Read through the entries below and return each line with the word "this".

════════

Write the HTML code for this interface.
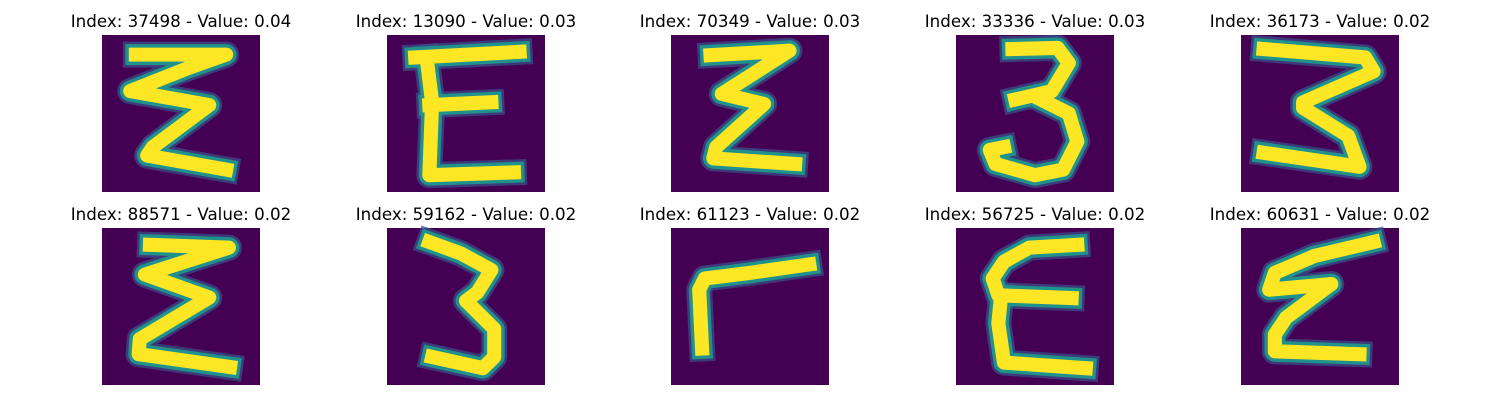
<!DOCTYPE html>
<html><head><meta charset="utf-8"><style>
html,body{margin:0;padding:0;background:#fff;}
svg{display:block;}
text{font-family:"DejaVu Sans","Liberation Sans",sans-serif;font-size:16.7px;fill:#000;}
</style></head><body>
<svg id="fig" width="1500" height="400" viewBox="0 0 1500 400"></svg>
<script>
const indices = [37498, 13090, 70349, 33336, 36173, 88571, 59162, 61123, 56725, 60631];
const values = ["0.04","0.03","0.03","0.03","0.02","0.02","0.02","0.02","0.02","0.02"];
const strokes = [
 [[[6,3.5],[22,3.5],[15,6],[5,10],[19,12.5],[9,20],[8,21.5],[22,24]]],
 [[[5,4],[23.5,3]],[[7,4],[8,12],[7.5,25],[22.5,24.5]],[[7.5,12.5],[18.5,12]]],
 [[[7,3.6],[21,2.8],[9,10.5],[16.5,12.3],[8,20],[7.5,22],[22,23]]],
 [[[10,2.5],[18,2.3],[20,5],[17,10],[10.5,11.5]],[[15,11.5],[20,14],[21.5,19],[19,24],[14,25],[7,23],[6,20.5],[8.5,20]]],
 [[[4,2.5],[22,4],[23.5,6.5],[11,12],[11,13],[19,18],[21,23.5],[4,21]]],
 [[[8.5,3],[22.5,3.5],[7.6,8.3],[19,12.4],[6.7,19.8],[6.5,22.5],[22.7,24.8]]],
 [[[7.5,2.5],[13,4.5],[18.5,7.5],[16,11.5],[14,13],[19,18],[19,23],[17,25],[8,23]]],
 [[[24.5,6.5],[14,8],[6,9],[5,11],[5.5,21.5]]],
 [[[21.5,3],[13,3.5],[8.5,6],[6.5,9],[7.5,12],[20.5,12.5]],[[8,12],[7.5,17],[8.5,24],[23,25]]],
 [[[23.5,2.5],[13,5],[6,8],[5,11],[16,10],[8,16],[6,19],[6,22],[21,22.5]]]
];
const NS = "http://www.w3.org/2000/svg";
const svg = document.getElementById("fig");
const colX = [102, 387, 671, 956, 1241];
const rowY = [35, 228];
const W = 158, H = 157;
function sx(x0, v){ return x0 + v / 28 * W; }
function sy(y0, v){ return y0 + v / 28 * H; }
indices.forEach((idx, i) => {
  const x0 = colX[i % 5], y0 = rowY[Math.floor(i / 5)];
  const g = document.createElementNS(NS, "g");
  
  
  const t = document.createElementNS(NS, "text");
  t.setAttribute("x", x0 + W / 2);
  t.setAttribute("y", y0 - 8);
  t.setAttribute("text-anchor", "middle");
  t.textContent = "Index: " + idx + " - Value: " + values[i];
  
  
  g.appendChild(t);
  const r = document.createElementNS(NS, "rect");
  r.setAttribute("x", x0); r.setAttribute("y", y0);
  r.setAttribute("width", W); r.setAttribute("height", H);
  r.setAttribute("fill", "#440154");
  
  
  g.appendChild(r);
  const layers = [["#3b528b", 4.6, 0.7], ["#21918c", 3.7, 1], ["#fde725", 2.5, 1]];
  layers.forEach(([col, w, op]) => {
    strokes[i].forEach(s => {
      const p = document.createElementNS(NS, "polyline");
      p.setAttribute("points", s.map(q => sx(x0, q[0]) + "," + sy(y0, q[1])).join(" "));
      p.setAttribute("fill", "none");
      p.setAttribute("stroke", col);
      p.setAttribute("stroke-opacity", op);
      p.setAttribute("stroke-width", w / 28 * W);
      p.setAttribute("stroke-linecap", "square");
      p.setAttribute("stroke-linejoin", "round");
      
      
      g.appendChild(p);
    });
  });
  svg.appendChild(g);
});
</script>
</body></html>
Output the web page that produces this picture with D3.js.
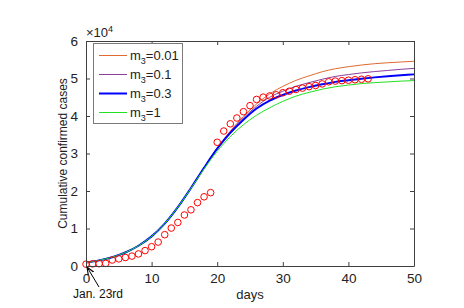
<!DOCTYPE html>
<html>
<head>
<meta charset="utf-8">
<script src="https://cdn.jsdelivr.net/npm/d3@7"></script>
<style>
  body { margin: 0; background: #fff; }
  svg { display: block; font-family: "Liberation Sans", Arial, sans-serif; }
</style>
</head>
<body>
<svg width="464" height="308"></svg>
<script>
// reported cumulative cases, day 0 = Jan. 23rd
const obsDays = d3.range(0, 44);
const obsCases = [495, 572, 618, 698, 1590, 1905, 2261, 2639, 3215, 4109,
  5142, 6384, 8351, 10117, 11618, 13603, 14982, 16902, 18454, 19558,
  32994, 35991, 37914, 39462, 41152, 42752, 44412, 45027, 45346, 45660,
  46201, 46607, 47071, 47441, 47824, 48137, 48557, 49122, 49315, 49426,
  49540, 49671, 49797, 49912];

// model curves, read every 2 days
const modelDays = [0, 2, 4, 6, 8, 10, 12, 14, 16, 18, 20, 22, 24, 26, 28, 30, 32, 34, 36, 38, 40, 42, 44, 46, 48, 50];
const m001 = [900, 1500, 2350, 3600, 5400, 7900, 11300, 15700, 20800, 26250, 31500, 36000, 39900, 43200, 45900, 47900, 49500, 50700, 51800, 52600, 53150, 53600, 53950, 54200, 54400, 54600];
const m01 = [900, 1500, 2350, 3600, 5400, 7900, 11300, 15700, 20800, 26200, 31400, 35800, 39500, 42600, 45000, 46600, 47900, 48900, 49800, 50550, 51050, 51500, 51850, 52150, 52450, 52700];
const m03 = [900, 1500, 2350, 3600, 5400, 7900, 11300, 15700, 20800, 26200, 31300, 35500, 39000, 42000, 44100, 45600, 46800, 47700, 48450, 49100, 49550, 49950, 50300, 50600, 50850, 51100];
const m1 = [900, 1500, 2350, 3600, 5400, 7900, 11300, 15700, 20700, 25900, 30600, 34500, 37700, 40200, 42200, 43900, 45300, 46300, 47150, 47800, 48250, 48650, 48900, 49100, 49300, 49450];

const seriesNames = ["0.01", "0.1", "0.3", "1"];
const seriesColors = ["#e06a30", "#8a3f9a", "#0000ff", "#22e022"];
const seriesWidths = [1, 1, 2, 1];
const seriesValues = [m001, m01, m03, m1];

const xTicks = [0, 10, 20, 30, 40, 50];
const yTicks = [0, 10000, 20000, 30000, 40000, 50000, 60000];

const svg = d3.select("svg");
const plotLeft = 86, plotRight = 414, plotTop = 41, plotBottom = 266;

const x = d3.scaleLinear().domain([0, 50]).range([plotLeft, plotRight]);
const y = d3.scaleLinear().domain([0, 60000]).range([plotBottom, plotTop]);

const axisColor = "#404040";

// curves
const line = d3.line()
  .x(d => x(d[0]))
  .y(d => y(d[1]))
  .curve(d3.curveMonotoneX);

seriesValues.forEach((vals, i) => {
  svg.append("path")
    .datum(modelDays.map((d, j) => [d, vals[j]]))
    .attr("d", line)
    .attr("fill", "none")
    .attr("stroke", seriesColors[i])
    .attr("stroke-width", seriesWidths[i]);
});

// observed points
svg.append("g")
  .selectAll("circle")
  .data(obsDays)
  .join("circle")
  .attr("cx", d => x(d))
  .attr("cy", (d, i) => y(obsCases[i]))
  .attr("r", 3.3)
  .attr("fill", "none")
  .attr("stroke", "#ff0000")
  .attr("stroke-width", 1);

// axes (box with inward ticks)
const fmtY = d => d / 10000;
svg.append("g")
  .attr("transform", `translate(0,${plotBottom})`)
  .call(d3.axisBottom(x).tickValues(xTicks).tickSizeInner(-4).tickSizeOuter(0).tickPadding(7))
  .call(g => g.selectAll("text").attr("font-size", 13.5).attr("fill", "#222"));
svg.append("g")
  .attr("transform", `translate(0,${plotTop})`)
  .call(d3.axisTop(x).tickValues(xTicks).tickSizeInner(-4).tickSizeOuter(0).tickFormat(""));
svg.append("g")
  .attr("transform", `translate(${plotLeft},0)`)
  .call(d3.axisLeft(y).tickValues(yTicks).tickFormat(fmtY).tickSizeInner(-4).tickSizeOuter(0).tickPadding(8))
  .call(g => g.selectAll("text").attr("font-size", 13.5).attr("fill", "#222"));
svg.append("g")
  .attr("transform", `translate(${plotRight},0)`)
  .call(d3.axisRight(y).tickValues(yTicks).tickSizeInner(-4).tickSizeOuter(0).tickFormat(""));
svg.selectAll(".domain").attr("stroke", axisColor);
svg.selectAll(".tick line").attr("stroke", axisColor);

// exponent label
const ex = svg.append("text").attr("x", plotLeft).attr("y", 37).attr("font-size", 13).attr("fill", "#222");
ex.append("tspan").text("\u00d710");
ex.append("tspan").attr("font-size", 9).attr("dy", -5).text("4");

// axis titles
svg.append("text")
  .attr("transform", `translate(67,${(plotTop + plotBottom) / 2}) rotate(-90)`)
  .attr("text-anchor", "middle")
  .attr("font-size", 12)
  .attr("fill", "#222")
  .text("Cumulative confirmed cases");
svg.append("text")
  .attr("x", (plotLeft + plotRight) / 2)
  .attr("y", 299)
  .attr("text-anchor", "middle")
  .attr("font-size", 13)
  .attr("fill", "#222")
  .text("days");

// annotation
svg.append("defs").append("marker")
  .attr("id", "arr")
  .attr("viewBox", "0 0 10 10")
  .attr("refX", 10).attr("refY", 5)
  .attr("markerWidth", 8).attr("markerHeight", 8)
  .attr("orient", "auto")
  .append("path").attr("d", "M0,1 L10,5 L0,9").attr("fill", "none").attr("stroke", "#000").attr("stroke-width", 1.4);
svg.append("line")
  .attr("x1", 99).attr("y1", 287)
  .attr("x2", x(0) + 1).attr("y2", y(0) + 1)
  .attr("stroke", "#000").attr("stroke-width", 1)
  .attr("marker-end", "url(#arr)");
svg.append("text")
  .attr("x", 73).attr("y", 298)
  .attr("font-size", 12)
  .attr("fill", "#111")
  .text("Jan. 23rd");

// legend
const lg = svg.append("g");
lg.append("rect")
  .attr("x", 93.5).attr("y", 43.5)
  .attr("width", 89).attr("height", 80)
  .attr("fill", "#fff")
  .attr("stroke", "#7a7a7a")
  .attr("stroke-width", 1);
seriesNames.forEach((name, i) => {
  const ly = 55.5 + i * 19;
  lg.append("line")
    .attr("x1", 99).attr("x2", 127)
    .attr("y1", ly).attr("y2", ly)
    .attr("stroke", seriesColors[i])
    .attr("stroke-width", seriesWidths[i]);
  const t = lg.append("text")
    .attr("x", 130).attr("y", ly + 4)
    .attr("font-size", 13)
    .attr("fill", "#222");
  t.append("tspan").text("m");
  t.append("tspan").attr("font-size", 9).attr("dy", 4).text("3");
  t.append("tspan").attr("dy", -4).text("=" + name);
});
</script>
</body>
</html>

════════

§ **WORKED SOLUTION**:
Write the HTML code for this interface.
Output the web page that produces this picture with D3.js.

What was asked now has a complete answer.